Attorney General backs unions in Casino War

Management at Foxwoods Resort Casino entered formal objections Monday to a union vote by table game dealers, asserting that federal labor law doesn't apply to the tribal casino while also claiming the election was tainted by union officials who engaged in unlawful tactics.

The objections, filed with the National Labor Relations Board office in Hartford, challenge the results of a federally supervised election Nov. 24. Foxwoods' blackjack, poker and other table game dealers voted to have the United Auto Workers union represent them.

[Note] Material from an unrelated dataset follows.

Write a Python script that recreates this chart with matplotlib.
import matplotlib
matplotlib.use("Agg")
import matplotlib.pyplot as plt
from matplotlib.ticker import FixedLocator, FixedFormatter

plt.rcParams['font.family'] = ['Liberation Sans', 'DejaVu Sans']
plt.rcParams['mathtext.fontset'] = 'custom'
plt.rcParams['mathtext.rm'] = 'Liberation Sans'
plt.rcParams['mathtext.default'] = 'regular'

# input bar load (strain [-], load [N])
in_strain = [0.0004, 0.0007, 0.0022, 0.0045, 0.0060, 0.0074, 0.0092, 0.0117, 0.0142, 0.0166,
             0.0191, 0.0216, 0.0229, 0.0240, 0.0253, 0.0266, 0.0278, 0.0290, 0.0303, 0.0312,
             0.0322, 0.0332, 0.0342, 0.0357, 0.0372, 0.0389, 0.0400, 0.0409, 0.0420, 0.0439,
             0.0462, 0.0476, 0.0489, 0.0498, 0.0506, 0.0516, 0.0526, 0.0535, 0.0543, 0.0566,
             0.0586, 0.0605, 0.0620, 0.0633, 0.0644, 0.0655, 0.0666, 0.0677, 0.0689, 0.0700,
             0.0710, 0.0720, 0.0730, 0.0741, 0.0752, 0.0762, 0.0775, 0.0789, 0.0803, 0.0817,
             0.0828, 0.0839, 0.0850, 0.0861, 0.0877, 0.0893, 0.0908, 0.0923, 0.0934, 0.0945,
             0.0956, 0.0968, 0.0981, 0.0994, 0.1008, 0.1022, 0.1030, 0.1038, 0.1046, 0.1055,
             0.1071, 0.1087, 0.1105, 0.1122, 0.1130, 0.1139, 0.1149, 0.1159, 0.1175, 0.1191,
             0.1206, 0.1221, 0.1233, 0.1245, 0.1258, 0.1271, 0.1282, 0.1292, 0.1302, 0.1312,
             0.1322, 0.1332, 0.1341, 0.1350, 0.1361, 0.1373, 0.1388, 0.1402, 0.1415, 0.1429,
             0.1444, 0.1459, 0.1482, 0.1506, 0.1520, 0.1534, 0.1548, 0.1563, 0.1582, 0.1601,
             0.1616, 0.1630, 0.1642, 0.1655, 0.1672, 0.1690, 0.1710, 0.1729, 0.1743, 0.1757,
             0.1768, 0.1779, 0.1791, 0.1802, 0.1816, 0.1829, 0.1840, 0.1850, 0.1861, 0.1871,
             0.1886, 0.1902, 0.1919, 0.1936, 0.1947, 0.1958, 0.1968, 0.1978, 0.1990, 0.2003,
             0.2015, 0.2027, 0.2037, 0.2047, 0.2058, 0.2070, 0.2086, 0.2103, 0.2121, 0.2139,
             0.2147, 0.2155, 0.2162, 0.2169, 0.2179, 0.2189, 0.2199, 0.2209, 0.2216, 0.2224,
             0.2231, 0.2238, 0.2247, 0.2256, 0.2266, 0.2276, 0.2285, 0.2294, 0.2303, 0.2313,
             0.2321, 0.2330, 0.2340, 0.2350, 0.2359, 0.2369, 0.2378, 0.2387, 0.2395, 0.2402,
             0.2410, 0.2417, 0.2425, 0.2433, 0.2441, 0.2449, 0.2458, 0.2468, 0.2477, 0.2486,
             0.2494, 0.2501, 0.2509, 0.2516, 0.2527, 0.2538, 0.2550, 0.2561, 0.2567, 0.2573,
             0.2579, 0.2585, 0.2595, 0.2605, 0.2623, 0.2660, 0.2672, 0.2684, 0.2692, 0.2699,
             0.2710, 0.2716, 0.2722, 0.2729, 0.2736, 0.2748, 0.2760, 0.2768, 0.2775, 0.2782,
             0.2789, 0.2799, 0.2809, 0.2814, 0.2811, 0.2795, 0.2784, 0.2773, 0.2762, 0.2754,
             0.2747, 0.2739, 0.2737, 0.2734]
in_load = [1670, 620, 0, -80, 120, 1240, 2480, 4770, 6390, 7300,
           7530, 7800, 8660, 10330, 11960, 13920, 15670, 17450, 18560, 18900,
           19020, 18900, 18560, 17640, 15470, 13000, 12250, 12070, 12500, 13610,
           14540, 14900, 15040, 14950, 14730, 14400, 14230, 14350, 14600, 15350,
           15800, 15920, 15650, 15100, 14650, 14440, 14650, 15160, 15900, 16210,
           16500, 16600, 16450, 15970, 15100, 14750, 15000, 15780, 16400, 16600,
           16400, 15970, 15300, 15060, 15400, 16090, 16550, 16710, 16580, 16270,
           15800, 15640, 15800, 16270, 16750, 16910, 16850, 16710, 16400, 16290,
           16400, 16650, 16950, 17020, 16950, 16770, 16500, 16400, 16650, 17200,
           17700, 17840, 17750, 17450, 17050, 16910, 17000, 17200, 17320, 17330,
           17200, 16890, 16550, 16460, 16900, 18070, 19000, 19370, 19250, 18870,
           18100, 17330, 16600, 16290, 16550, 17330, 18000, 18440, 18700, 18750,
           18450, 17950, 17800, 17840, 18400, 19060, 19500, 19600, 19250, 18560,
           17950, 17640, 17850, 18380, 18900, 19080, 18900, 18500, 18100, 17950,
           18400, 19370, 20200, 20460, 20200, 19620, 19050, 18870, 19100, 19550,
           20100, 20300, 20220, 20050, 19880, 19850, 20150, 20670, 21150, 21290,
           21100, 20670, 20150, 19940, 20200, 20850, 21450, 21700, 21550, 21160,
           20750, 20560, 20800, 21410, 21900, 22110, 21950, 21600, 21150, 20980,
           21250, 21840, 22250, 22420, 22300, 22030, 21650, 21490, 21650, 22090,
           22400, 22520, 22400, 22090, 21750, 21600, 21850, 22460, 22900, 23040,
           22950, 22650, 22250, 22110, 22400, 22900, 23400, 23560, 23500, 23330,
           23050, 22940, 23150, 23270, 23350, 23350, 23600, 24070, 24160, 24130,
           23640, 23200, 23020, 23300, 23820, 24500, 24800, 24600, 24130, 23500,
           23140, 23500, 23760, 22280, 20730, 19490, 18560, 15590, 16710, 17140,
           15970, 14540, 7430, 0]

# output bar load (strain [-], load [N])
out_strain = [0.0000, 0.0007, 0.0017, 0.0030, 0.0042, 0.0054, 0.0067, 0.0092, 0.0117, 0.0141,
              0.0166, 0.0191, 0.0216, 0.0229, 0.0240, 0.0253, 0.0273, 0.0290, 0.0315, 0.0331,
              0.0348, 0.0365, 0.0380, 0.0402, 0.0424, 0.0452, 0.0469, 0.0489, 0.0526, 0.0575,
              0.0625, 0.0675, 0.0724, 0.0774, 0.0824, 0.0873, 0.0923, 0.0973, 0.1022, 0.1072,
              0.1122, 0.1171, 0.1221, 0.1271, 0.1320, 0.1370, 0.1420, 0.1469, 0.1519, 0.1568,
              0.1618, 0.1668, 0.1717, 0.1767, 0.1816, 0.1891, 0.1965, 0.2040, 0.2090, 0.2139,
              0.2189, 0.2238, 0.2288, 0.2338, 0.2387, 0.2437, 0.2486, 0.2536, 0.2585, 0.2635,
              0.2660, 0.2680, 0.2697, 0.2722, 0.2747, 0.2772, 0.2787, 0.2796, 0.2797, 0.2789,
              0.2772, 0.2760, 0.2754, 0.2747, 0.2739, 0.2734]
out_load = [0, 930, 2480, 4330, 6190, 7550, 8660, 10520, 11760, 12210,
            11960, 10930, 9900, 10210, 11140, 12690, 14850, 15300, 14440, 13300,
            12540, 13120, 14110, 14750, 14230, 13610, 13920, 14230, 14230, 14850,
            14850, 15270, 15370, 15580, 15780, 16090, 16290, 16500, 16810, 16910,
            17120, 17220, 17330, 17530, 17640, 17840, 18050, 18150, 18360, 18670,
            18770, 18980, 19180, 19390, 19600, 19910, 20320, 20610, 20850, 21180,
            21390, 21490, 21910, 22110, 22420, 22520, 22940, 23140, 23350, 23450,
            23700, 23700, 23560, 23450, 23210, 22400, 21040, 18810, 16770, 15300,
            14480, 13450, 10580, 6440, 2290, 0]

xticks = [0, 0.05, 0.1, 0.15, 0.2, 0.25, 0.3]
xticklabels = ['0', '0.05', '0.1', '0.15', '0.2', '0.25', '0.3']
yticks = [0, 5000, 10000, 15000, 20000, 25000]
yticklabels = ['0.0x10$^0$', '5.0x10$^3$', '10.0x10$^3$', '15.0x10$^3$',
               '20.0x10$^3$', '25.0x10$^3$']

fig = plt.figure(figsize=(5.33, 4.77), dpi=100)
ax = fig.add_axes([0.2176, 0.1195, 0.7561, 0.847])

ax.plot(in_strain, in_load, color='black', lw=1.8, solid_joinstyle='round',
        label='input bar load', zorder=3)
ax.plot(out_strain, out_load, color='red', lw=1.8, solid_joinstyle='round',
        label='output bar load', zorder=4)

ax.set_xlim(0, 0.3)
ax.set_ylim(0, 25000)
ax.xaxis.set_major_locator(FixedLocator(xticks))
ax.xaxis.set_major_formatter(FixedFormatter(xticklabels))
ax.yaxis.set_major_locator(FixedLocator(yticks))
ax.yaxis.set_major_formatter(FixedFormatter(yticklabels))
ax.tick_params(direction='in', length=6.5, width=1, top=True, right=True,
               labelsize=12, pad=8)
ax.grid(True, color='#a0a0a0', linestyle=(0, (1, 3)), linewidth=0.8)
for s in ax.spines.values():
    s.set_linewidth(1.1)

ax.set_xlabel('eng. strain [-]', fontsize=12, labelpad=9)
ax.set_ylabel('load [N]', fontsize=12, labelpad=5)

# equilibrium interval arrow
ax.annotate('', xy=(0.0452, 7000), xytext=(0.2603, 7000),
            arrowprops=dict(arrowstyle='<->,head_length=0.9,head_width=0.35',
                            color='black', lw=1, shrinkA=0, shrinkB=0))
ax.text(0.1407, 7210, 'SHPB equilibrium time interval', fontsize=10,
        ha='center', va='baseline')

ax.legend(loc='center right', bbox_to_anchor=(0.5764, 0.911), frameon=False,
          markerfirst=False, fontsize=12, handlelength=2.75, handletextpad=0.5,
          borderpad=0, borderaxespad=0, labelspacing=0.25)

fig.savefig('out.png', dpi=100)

The dealers would be the first Foxwoods employees to unionize. The vote has national significance, since it is believed to be the first NLRB-supervised union election at a tribal casino. If the NLRB rejects Foxwoods' objections, the casino has another avenue for challenge: Casino management can refuse to bargain with the newly certified unit, sending the dispute into federal appellate courts.

Leaders of the Mashantucket Pequot Tribe, which owns and operates Foxwoods, indicated the issue is probably headed in that direction. "In light of what is at stake for all of Indian country, we must pursue this and it will require an appeal to the federal courts," said Tribal Chairman Michael J. Thomas in a letter circulated by the tribe.

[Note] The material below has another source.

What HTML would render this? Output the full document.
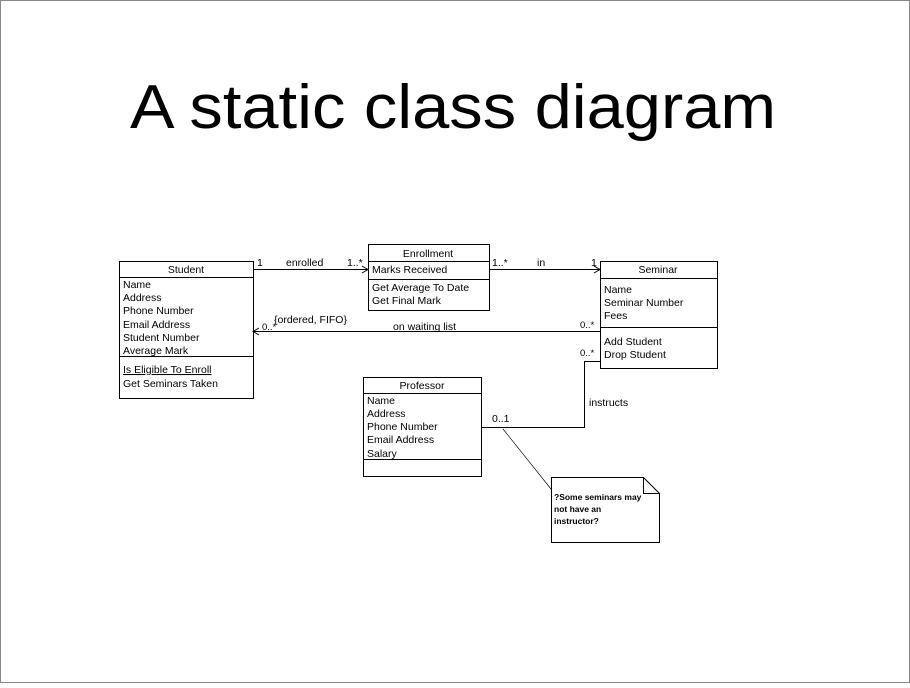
<!DOCTYPE html>
<html><head><style>
body{margin:0;background:#fff}
svg text{font-family:"Liberation Sans",sans-serif}
</style></head><body>
<svg width="910" height="683" xmlns="http://www.w3.org/2000/svg">
<rect x="0.5" y="0.5" width="909" height="682" fill="#fff" stroke="#888"/>
<text x="453" y="128" font-size="62" text-anchor="middle" fill="#000" textLength="646" lengthAdjust="spacingAndGlyphs">A static class diagram</text>
<g stroke="#000" stroke-width="1" fill="none">
<rect x="119.5" y="261.5" width="134" height="137"/>
<line x1="119" y1="277.5" x2="253" y2="277.5"/>
<line x1="119" y1="356.5" x2="253" y2="356.5"/>
<rect x="368.5" y="244.5" width="121" height="66"/>
<line x1="368" y1="261.5" x2="489" y2="261.5"/>
<line x1="368" y1="279.5" x2="489" y2="279.5"/>
<rect x="600.5" y="261.5" width="117" height="107"/>
<line x1="600" y1="278.5" x2="717" y2="278.5"/>
<line x1="600" y1="327.5" x2="717" y2="327.5"/>
<rect x="363.5" y="377.5" width="118" height="99"/>
<line x1="363" y1="393.5" x2="481" y2="393.5"/>
<line x1="363" y1="459.5" x2="481" y2="459.5"/>
<path d="M551.5 477.5 H643.5 L659.5 493.5 V542.5 H551.5 Z"/>
<path d="M643.5 477.5 V493.5 H659.5"/>
<line x1="253" y1="269.5" x2="368" y2="269.5"/>
<path d="M362 266 L368 269.5 L362 273"/>
<line x1="489" y1="269.5" x2="600" y2="269.5"/>
<path d="M594 266 L600 269.5 L594 273"/>
<line x1="253" y1="331.5" x2="600" y2="331.5"/>
<path d="M259 328 L253 331.5 L259 335"/>
<path d="M481 427.5 H584.5 V361.5 H600"/>
<line x1="503" y1="429" x2="551" y2="489" stroke-width="0.7"/>
</g>
<g font-size="10.5" fill="#000">
<text x="186" y="273" text-anchor="middle">Student</text>
<text x="123" y="288">Name</text>
<text x="123" y="301">Address</text>
<text x="123" y="314">Phone Number</text>
<text x="123" y="328">Email Address</text>
<text x="123" y="341">Student Number</text>
<text x="123" y="354">Average Mark</text>
<text x="123" y="373" text-decoration="underline">Is Eligible To Enroll</text>
<text x="123" y="387">Get Seminars Taken</text>
<text x="428" y="257" text-anchor="middle">Enrollment</text>
<text x="372" y="273">Marks Received</text>
<text x="372" y="291">Get Average To Date</text>
<text x="372" y="304">Get Final Mark</text>
<text x="658" y="273" text-anchor="middle">Seminar</text>
<text x="604" y="293">Name</text>
<text x="604" y="306">Seminar Number</text>
<text x="604" y="319">Fees</text>
<text x="604" y="345">Add Student</text>
<text x="604" y="358">Drop Student</text>
<text x="422" y="389" text-anchor="middle">Professor</text>
<text x="367" y="404">Name</text>
<text x="367" y="417">Address</text>
<text x="367" y="430">Phone Number</text>
<text x="367" y="443">Email Address</text>
<text x="367" y="457">Salary</text>
<text x="257" y="266">1</text>
<text x="286" y="266">enrolled</text>
<text x="347" y="266">1..*</text>
<text x="492" y="266">1..*</text>
<text x="537" y="266">in</text>
<text x="591" y="266">1</text>
<text x="262" y="330" font-size="9.5">0..*</text>
<text x="274" y="323">{ordered, FIFO}</text>
<text x="393" y="330">on waiting list</text>
<text x="580" y="328" font-size="9.5">0..*</text>
<text x="580" y="356" font-size="9.5">0..*</text>
<text x="589" y="406">instructs</text>
<text x="492" y="422">0..1</text>
</g>
<g font-size="8.5" font-weight="bold" fill="#000">
<text x="554" y="500">?Some seminars may</text>
<text x="554" y="512">not have an</text>
<text x="554" y="524">instructor?</text>
</g>
</svg>
</body></html>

In its objections, Foxwoods repeated the argument it has made throughout the organizing process: Federal labor law doesn't apply to casino employees because the tribe is a sovereign nation. Union organizing should instead take place under recently adopted tribal laws.

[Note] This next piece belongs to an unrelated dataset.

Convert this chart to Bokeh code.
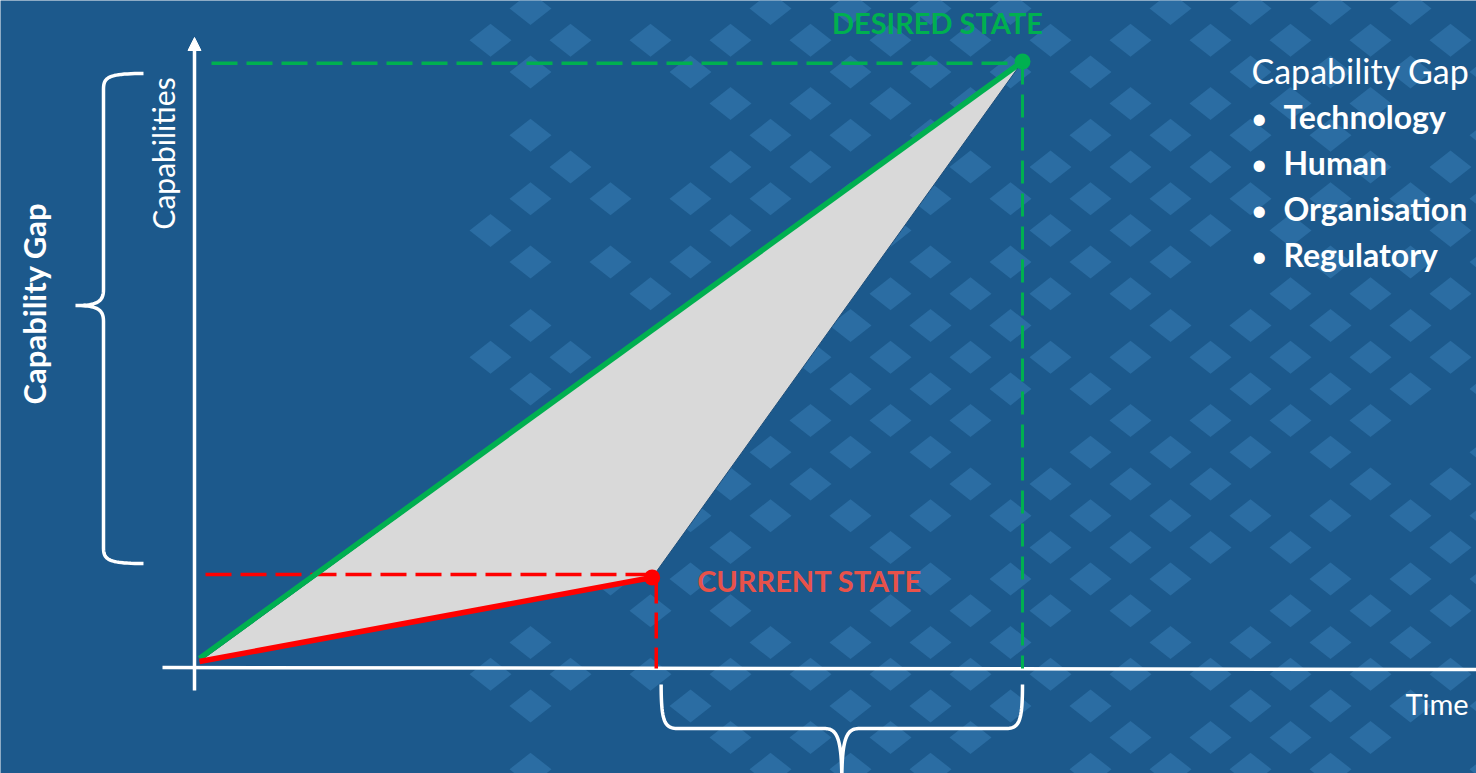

Attorneys for the casino also accused the UAW of "unlawfully harassing, threatening and intimidating" dealers and making "threats of bodily harm" to affect the outcome of the election. They also claimed the NLRB should have provided ballots in more than one language.

Attorney General Richard Blumenthal said the accusations were groundless.

"Broad claims of impropriety are easily made — but no specific facts or evidence have been provided to support them," Blumenthal said.

The UAW said that Foxwoods management should respect the majority vote and begin negotiating instead of spending millions of dollars fighting the results.

The NLRB said the size of the bargaining unit will be 2,600 workers.